Leo Deiss is a trained agronomist and scientist interested in understanding how soils function in various ecological conditions to support management solutions and promote sustainable development goals. He explores how designing and managing agricultural systems affect soil processes and how these can be translated into vital agroecological functions and provision of services, such as soil health, nutrient cycling, resource use efficiency, and soil organic carbon accrual and persistence.

Joe Campbell is a rural sociologist and natural resource management professional with 15 years of research and teaching experience in the fields of community development, agriculture, and environmental restoration. He supports, designs, and implements community-based solutions to complex sustainable development challenges in Ohio and beyond.

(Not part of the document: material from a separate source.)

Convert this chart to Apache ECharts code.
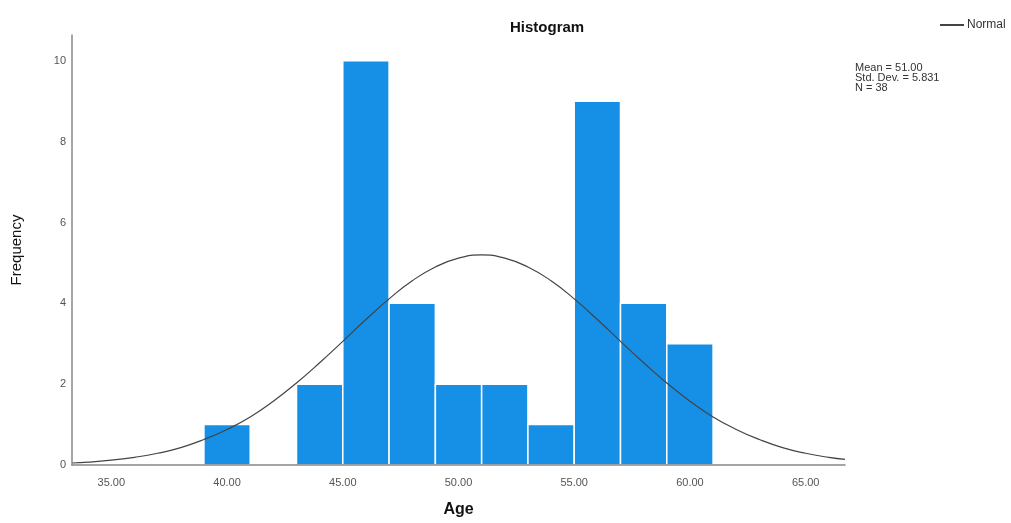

Tecumseh Land Trust (TLT) is a nonprofit conservation organization serving Greene and Clark counties of Ohio and surrounding areas. The purpose of the Tecumseh Land Trust is to preserve agricultural land, natural areas, water resources, and historical sites, in cooperation with landowners and to educate the public about permanent land preservation and conservation. We assist landowners in navigating state and federal easement programs and accept donated easements on farmland and natural areas. In total, the land trust has preserved over 35,000 acres.

Agraria Center for Regenerative Practice is a nonprofit that focuses on Bioregional Regeneration.  At its 138-acre farm in Yellow Springs, Ohio, and through its media and conferences, Agraria demonstrates and teaches practices that restore the ecosystem and human health, cultivate community resilience, and grow just and equitable food systems.  Founded in 1940, the organization has long centered on the role of community in the evolution of human society. Today, its interested in new ways of thinking and living in relationship to each other and the natural world.